Personal information
- Born: December 15, 1923 Cedar Grove, West Virginia, U.S.
- Died: April 15, 2006 (aged 82) Tampa, Florida, U.S.
- Listed height: 6 ft 0 in (1.83 m)
- Listed weight: 190 lb (86 kg)

Career information
- High school: East Bank (East Bank, West Virginia)
- College: North Carolina State
- NFL draft: 1948: undrafted

Career history
- Philadelphia Eagles (1948); Charlotte Clippers (1949);

Awards and highlights
- NFL champion (1948);
- Stats at Pro Football Reference

= Les Palmer (American football) =

American football player (1923–2006)

Leslie Hatfield "Footsie" Palmer, Jr. (December 15, 1923 – April 15, 2006) was an American professional football defensive back who played one season with the Philadelphia Eagles of the National Football League (NFL). He played college football at North Carolina State University

==Early life and college==
Leslie Hatfield Palmer, Jr. was born on December 15, 1923, in Cedar Grove, West Virginia. He attended East Bank High School in East Bank, West Virginia.

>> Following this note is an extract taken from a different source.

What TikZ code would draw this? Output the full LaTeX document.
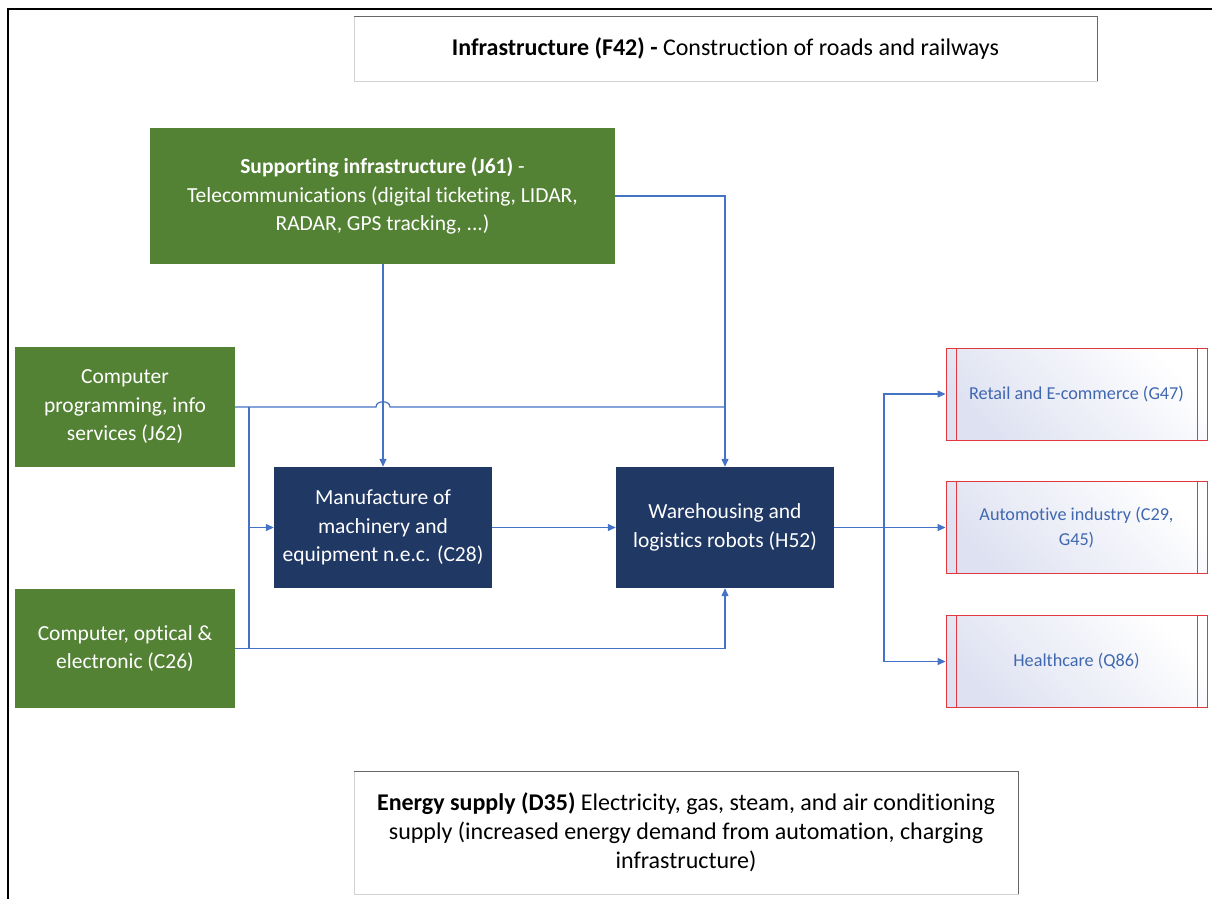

Palmer served in the United States Army during World War II, and took part in the invasion of Normandy. He was later a two-year letterman for the NC State Wolfpack of North Carolina State University from 1946 to 1947. In 1947, he set the NCAA punting record with a 43.3 yard average.

==Professional career==
Palmer signed with the Philadelphia Eagles of the National Football League (NFL) after going undrafted in the 1948 NFL draft. He played in five games for the Eagles during the 1948 season, punting four times for 148 yards while also returning one kick for 20 yards and one punt for eight yards. He wore jersey number 40 while with the Eagles. On December 19, 1948, the Eagles beat the Chicago Cardinals in the 1948 NFL Championship Game by a score of 7–0. However, Palmer did not play in the game.

Palmer started five games for the independent Charlotte Clippers in 1949. He wore number 15 with the Clippers.

==Personal life==
Palmer moved to Tampa, Florida in 1953. He died on April 15, 2006, in Tampa at the age of 82.